I’ve made the analogy between Wall Street and a casino before. And it fits.
It’s a rigged game. That’s nothing new. But in the same way you can count cards to tip the odds in your favor at the blackjack table…you can use a stock screener to beat Wall Street at its own game…
Stock screening is a pretty simple exercise.
All the major finance websites have them – Yahoo…Google, etc. And those screeners are sufficient for most investors – just like knowing the different hands in poker is good enough for the novice sitting down at a table for the first time.
Funny thing is; you can’t just rely on one or two criteria. I mean, most screeners are great for finding companies in a particular sector with a particular market cap or metric (like a P/E range). They’re great for narrowing the field, yes, but it won’t tell you when to double down, and when to fold.
It’s a mistake I made when I first started investing. I often let myself get married to one or two criteria and whittled down the list from there. But I was constantly learning more about the markets, so I kept changing my criteria. Looking back with what I know now, I’d personally attribute a good portion of my returns to luck – and a bull market.
So what I’m really looking for – personally – is a better way to screen.
You see, a great screen will let you look at fundamentals – which I’m a huge fan of – as well as the technical indicators, which give timing signals letting you know when and how much to invest.
Now I’ve been looking at the markets from both the long and short side the past few weeks—and this market doesn’t seem to have any screaming bargains. At least not the kind that would have been attractive to private equity firms back when I worked for one.
Nope, the valuation is simply too expensive.
Not that I’m eager to buy into this rally. There’s an absolute nightmare unfolding on balance sheets – at household, government and corporate levels. The government has so far stalled the inevitable, but that never lasts forever. So my “ultimate screener” would target short-sale prospects for fast-money gains. So far I’ve managed to hit a 98% success rate over a large group of sample trades. Not perfect, but close enough to tip the odds in your favor.

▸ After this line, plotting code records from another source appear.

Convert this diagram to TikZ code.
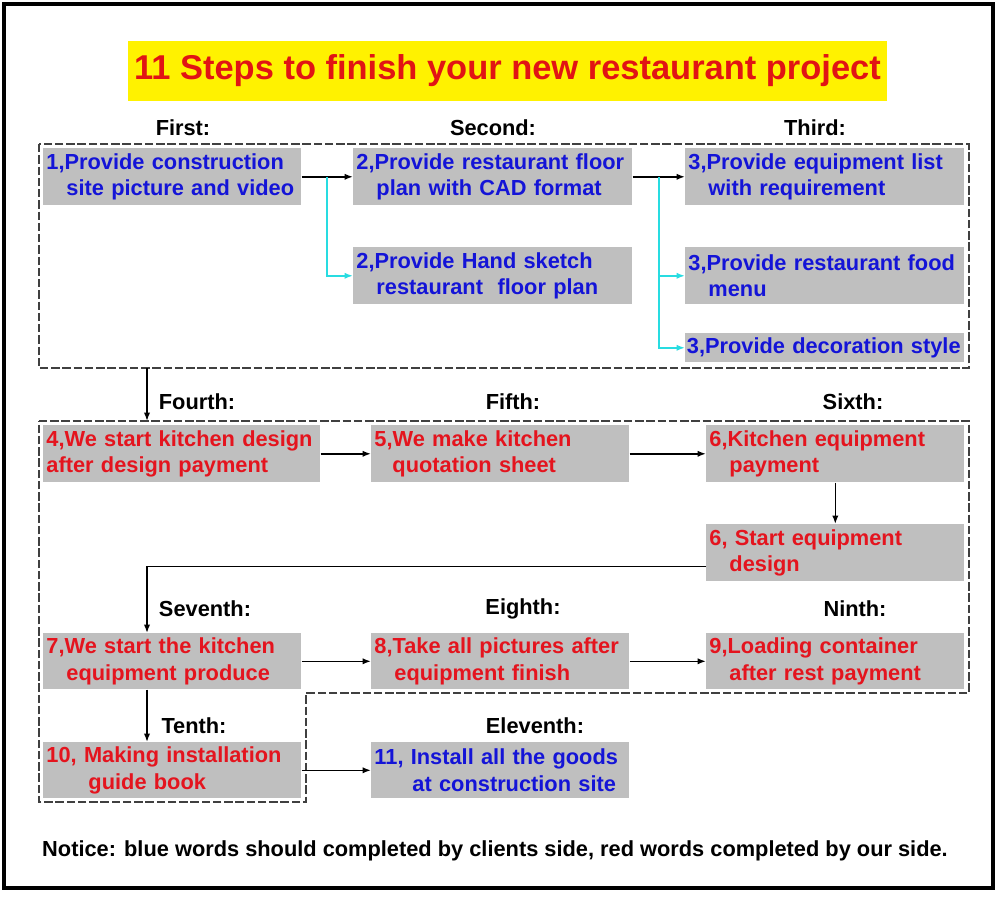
\documentclass[tikz,border=0pt]{standalone}
\usepackage{fontspec}
\setmainfont{Liberation Sans}
\usetikzlibrary{arrows.meta, positioning, calc}
\definecolor{boxgray}{RGB}{191,191,191}
\definecolor{client}{RGB}{20,20,215}
\definecolor{ours}{RGB}{228,20,30}
\definecolor{branch}{RGB}{40,220,225}
\definecolor{titlered}{RGB}{225,20,20}

\begin{document}
\begin{tikzpicture}[x=0.025cm, y=-0.025cm,
  stepbox/.style={fill=boxgray, anchor=north west, inner xsep=0.08cm, inner ysep=0pt,
    align=left, text width=6.29cm, minimum height=1.425cm,
    font=\bfseries\fontsize{15.5}{19}\selectfont},
  widebox/.style={stepbox, text width=6.815cm},
  steplabel/.style={font=\bfseries\fontsize{15.5}{19}\selectfont},
  arr/.style={-{Latex[length=6pt,width=4.5pt]}, line width=1.1pt},
  cyanarr/.style={arr, draw=branch, line width=1.2pt},
  frame/.style={draw=black!75, line width=0.8pt, dash pattern=on 6pt off 2pt}]
  \useasboundingbox (0,0) rectangle (1000,897);
  \draw[line width=2.2pt] (4,4) rectangle (993,888);
  % Title
  \node[fill=yellow, text=titlered, minimum width=18.975cm, minimum height=1.5cm,
    font=\bfseries\fontsize{24.5}{28}\selectfont] (title) at (507.5,71)
    {11 Steps to finish your new restaurant project};
  % First to third
  \draw[frame] (39,144) rectangle (969,368);
  \node[steplabel] (lFirst) at (183,128) {First:};
  \node[steplabel] (lSecond) at (493,128) {Second:};
  \node[steplabel] (lThird) at (815,128) {Third:};
  \node[stepbox, text=client] (b1) at (43,148) {1,Provide construction\\\hspace*{0.5cm}site picture and video};
  \node[widebox, text=client] (b2) at (353,148) {2,Provide restaurant floor\\\hspace*{0.5cm}plan with CAD format};
  \node[widebox, text=client] (b2h) at (353,247) {2,Provide Hand sketch\\\hspace*{0.5cm}restaurant \ floor plan};
  \node[widebox, text=client] (b3a) at (685,148) {3,Provide equipment list\\\hspace*{0.5cm}with requirement};
  \node[widebox, text=client] (b3b) at (685,247) {3,Provide restaurant food\\\hspace*{0.5cm}menu};
  \node[widebox, text=client, minimum height=0.725cm, inner xsep=0.04cm, text width=6.895cm] (b3c) at (685,333) {3,Provide decoration style};
  \coordinate (j1) at ($(b1.east)!0.5!(b2.west)$);
  \coordinate (j2) at ($(b2.east)!0.5!(b3a.west)$);
  \draw[arr] (b1) -- (b2);
  \draw[arr] (b2) -- (b3a);
  \draw[cyanarr] (j1) |- (b2h.west);
  \draw[cyanarr] (j2) |- (b3b.west);
  \draw[cyanarr] (j2) |- (b3c.west);
  % Fourth to eleventh
  \coordinate (f1out) at (147,368);
  \coordinate (f2in) at (147,421);
  \draw[arr] (f1out) -- (f2in);
  \draw[frame] (39,421) -- (969,421) -- (969,693) -- (306,693) -- (306,802) -- (39,802) -- cycle;
  \node[steplabel] (lFourth) at (197,402) {Fourth:};
  \node[steplabel] (lFifth) at (513,402) {Fifth:};
  \node[steplabel] (lSixth) at (853,402) {Sixth:};
  \node[stepbox, text=ours, text width=6.765cm] (b4) at (43,425) {4,We start kitchen design\\after design payment};
  \node[stepbox, text=ours] (b5) at (371,425) {5,We make kitchen\\\hspace*{0.45cm}quotation sheet};
  \node[stepbox, text=ours] (b6) at (706,425) {6,Kitchen equipment\\\hspace*{0.5cm}payment};
  \node[stepbox, text=ours] (b6d) at (706,524) {6, Start equipment\\\hspace*{0.5cm}design};
  \draw[arr] (b4) -- (b5);
  \draw[arr] (b5) -- (b6);
  \draw[arr] (b6) -- (b6d);
  \node[steplabel] (lSeventh) at (205,609) {Seventh:};
  \node[steplabel] (lEighth) at (523,609) {Eighth:};
  \node[steplabel] (lNinth) at (855,609) {Ninth:};
  \node[stepbox, text=ours, minimum height=1.4cm] (b7) at (43,633) {7,We start the kitchen\\\hspace*{0.5cm}equipment produce};
  \node[stepbox, text=ours, minimum height=1.4cm] (b8) at (371,633) {8,Take all pictures after\\\hspace*{0.5cm}equipment finish};
  \node[stepbox, text=ours, minimum height=1.4cm] (b9) at (706,633) {9,Loading container\\\hspace*{0.5cm}after rest payment};
  \draw[arr] ($(b6d.south west)+(0,-15)$) -| ($(b7.north west)+(104,0)$);
  \draw[arr] (b7) -- (b8);
  \draw[arr] (b8) -- (b9);
  \node[steplabel] (lTenth) at (194,726) {Tenth:};
  \node[steplabel] (lEleventh) at (535,726) {Eleventh:};
  \node[stepbox, text=ours, minimum height=1.4cm] (b10) at (43,742) {10, Making installation\\\hspace*{1.05cm}guide book};
  \node[stepbox, text=client, minimum height=1.4cm] (b11) at (371,742) {11, Install all the goods\\\hspace*{0.95cm}at construction site};
  \draw[arr] ($(b7.south west)+(104,0)$) -- ($(b10.north west)+(104,0)$);
  \draw[arr] (b10) -- (b11);
  % Notice
  \node[steplabel] (notice) at (495,851) {Notice: blue words should completed by clients side, red words completed by our side.};
\end{tikzpicture}
\end{document}
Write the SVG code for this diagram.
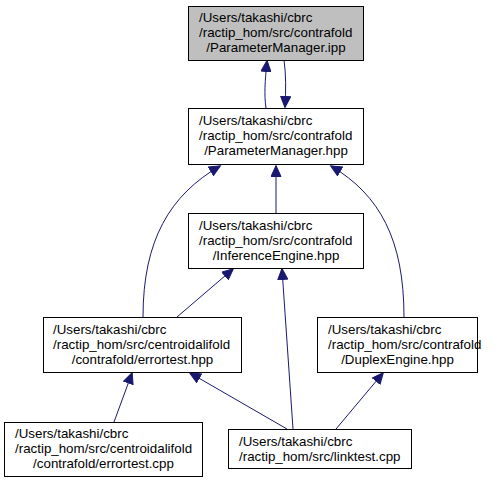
<svg xmlns="http://www.w3.org/2000/svg" width="499" height="483" viewBox="0 0 499 483">
<style>
.box{fill:#ffffff;stroke:#000000;stroke-width:1}
.hl{fill:#bfbfbf}
text{font-family:"Liberation Sans",Arial,sans-serif;font-size:13.33px;fill:#000000}
.m{text-anchor:middle}
.e{fill:none;stroke:#191970;stroke-width:1;marker-end:url(#ah)}
</style>
<defs>
<marker id="ah" markerUnits="userSpaceOnUse" markerWidth="13" markerHeight="11" refX="11" refY="5.5" orient="auto">
<path d="M0.5,0.5 L11.5,5.5 L0.5,10.5 z" fill="#191970" stroke="#191970" stroke-width="1"/>
</marker>
</defs>
<rect width="499" height="483" fill="#ffffff"/>
<g id="edges">
<path class="e" d="M266,108 C264,94 265,82 267,61"/>
<path class="e" d="M284,60 C286,74 286,90 285,107"/>
<path class="e" d="M143,317 C143,240 170,195 220,166"/>
<path class="e" d="M276,213 L276,166"/>
<path class="e" d="M404,317 C404,240 380,195 331,166"/>
<path class="e" d="M177,317 L233,269"/>
<path class="e" d="M293,429 L282,269"/>
<path class="e" d="M287,429 L190,373"/>
<path class="e" d="M336,429 L383,373"/>
<path class="e" d="M114,422 L132,373"/>
</g>
<g id="node_ipp">
<rect class="box hl" x="188.5" y="6.5" width="175" height="54"/>
<text x="199" y="22">/Users/takashi/cbrc</text>
<text x="199" y="37">/ractip_hom/src/contrafold</text>
<text class="m" x="276" y="52">/ParameterManager.ipp</text>
</g>
<g id="node_pm_hpp">
<rect class="box" x="188.5" y="108.5" width="175" height="56"/>
<text x="199" y="125">/Users/takashi/cbrc</text>
<text x="199" y="140">/ractip_hom/src/contrafold</text>
<text class="m" x="276" y="155">/ParameterManager.hpp</text>
</g>
<g id="node_ie">
<rect class="box" x="188.5" y="213.5" width="175" height="55"/>
<text x="199" y="230">/Users/takashi/cbrc</text>
<text x="199" y="245">/ractip_hom/src/contrafold</text>
<text class="m" x="276" y="260">/InferenceEngine.hpp</text>
</g>
<g id="node_et_hpp">
<rect class="box" x="43.5" y="317.5" width="198" height="55"/>
<text x="53" y="334">/Users/takashi/cbrc</text>
<text x="53" y="349">/ractip_hom/src/centroidalifold</text>
<text class="m" x="142.5" y="364">/contrafold/errortest.hpp</text>
</g>
<g id="node_de">
<rect class="box" x="317.5" y="317.5" width="160" height="55"/>
<text x="328" y="334">/Users/takashi/cbrc</text>
<text x="328" y="349">/ractip_hom/src/contrafold</text>
<text class="m" x="397.5" y="364">/DuplexEngine.hpp</text>
</g>
<g id="node_et_cpp">
<rect class="box" x="4.5" y="422.5" width="198" height="54"/>
<text x="15" y="438">/Users/takashi/cbrc</text>
<text x="15" y="453">/ractip_hom/src/centroidalifold</text>
<text class="m" x="103.5" y="468">/contrafold/errortest.cpp</text>
</g>
<g id="node_lt">
<rect class="box" x="228.5" y="429.5" width="183" height="39"/>
<text x="239" y="446">/Users/takashi/cbrc</text>
<text x="239" y="461">/ractip_hom/src/linktest.cpp</text>
</g>
</svg>
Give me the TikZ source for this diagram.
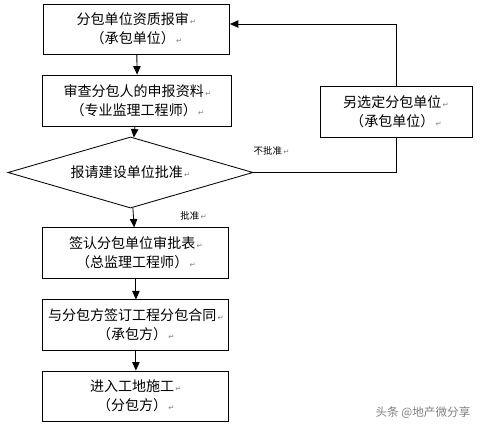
\documentclass[tikz,border=0pt]{standalone}
\usepackage{fontspec}
\usepackage{tikz}
\usetikzlibrary{shapes.geometric,arrows.meta}
\setmainfont{Noto Sans CJK SC}
\newfontfamily\symfont{DejaVu Sans}
\newcommand{\rt}{{\symfont\fontsize{7}{7}\selectfont\color{gray}\,↵}}

\tikzset{
  box/.style={draw=black,line width=0.8pt,minimum width=6.2cm,minimum height=1.67cm,align=center,inner sep=2pt},
  cond/.style={draw=black,line width=0.8pt,diamond,aspect=3.45,minimum width=8.17cm,minimum height=2.37cm,inner sep=0pt},
  flow/.style={line width=0.8pt,-{Triangle[length=8pt,width=7pt]}},
  back/.style={line width=0.8pt},
}

\begin{document}
\begin{tikzpicture}[font=\fontsize{13.3}{18}\selectfont]
      \useasboundingbox (0,0) rectangle (16,-14.433);

      \node[box] (a) at (4.55,-0.97){分包单位资质报审\rt\\（承包单位）\rt};
      \node[box,minimum width=6.3cm,minimum height=1.7cm] (b) at (4.58,-3.35){审查分包人的申报资料\rt\\（专业监理工程师）\rt};
      \node[cond] (c) at (4.35,-5.75){报请建设单位批准\rt};
      \node[box] (d) at (4.53,-8.43){签认分包单位审批表\rt\\（总监理工程师）\rt};
      \node[box] (e) at (4.53,-10.83){与分包方签订工程分包合同\rt\\（承包方）\rt};
      \node[box] (f) at (4.53,-13.2){进入工地施工\rt\\（分包方）\rt};
      
      \node[box,minimum width=5.07cm,minimum height=1.7cm] (g) at (13.2,-3.73){另选定分包单位\rt\\（承包单位）\rt};
      
      \node[font=\fontsize{9}{9}\selectfont] (no) at (9.05,-5.02){不批准\rt};
      \node[font=\fontsize{9}{9}\selectfont] (yes) at (6.45,-7.2){批准\rt};
      \node[font=\fontsize{11}{11}\selectfont,text=gray] (wm) at (14.1,-13.75){头条 @地产微分享};
      
      \coordinate (up) at (13.2,-0.8);
      
      \draw[flow] (a) -- (b);
      \draw[flow] (b) -- (c);
      \draw[flow] (c) -- (d);
      \draw[flow] (d) -- (e);
      \draw[flow] (e) -- (f);
      \draw[back] (c.east) -| (g.south);
      \draw[flow] (g.north) -- (up) -- (a.east |- up);
    \end{tikzpicture}
\end{document}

And in the next few months, I imagine we’ll have a golden age of shorting upon us (and by golden, I also mean gold’s a great place to stash your money, even at these prices).
Now, of course, there’s always a catch…
See, the problem with counting cards is that casinos eventually wise up. The big money’s no different. Laws could change – from “uptick rules” to outright bans on short sales. But while it works, it works. And you don’t know what works until you screen through the field of stocks looking at things in ways nobody else has looked at them before.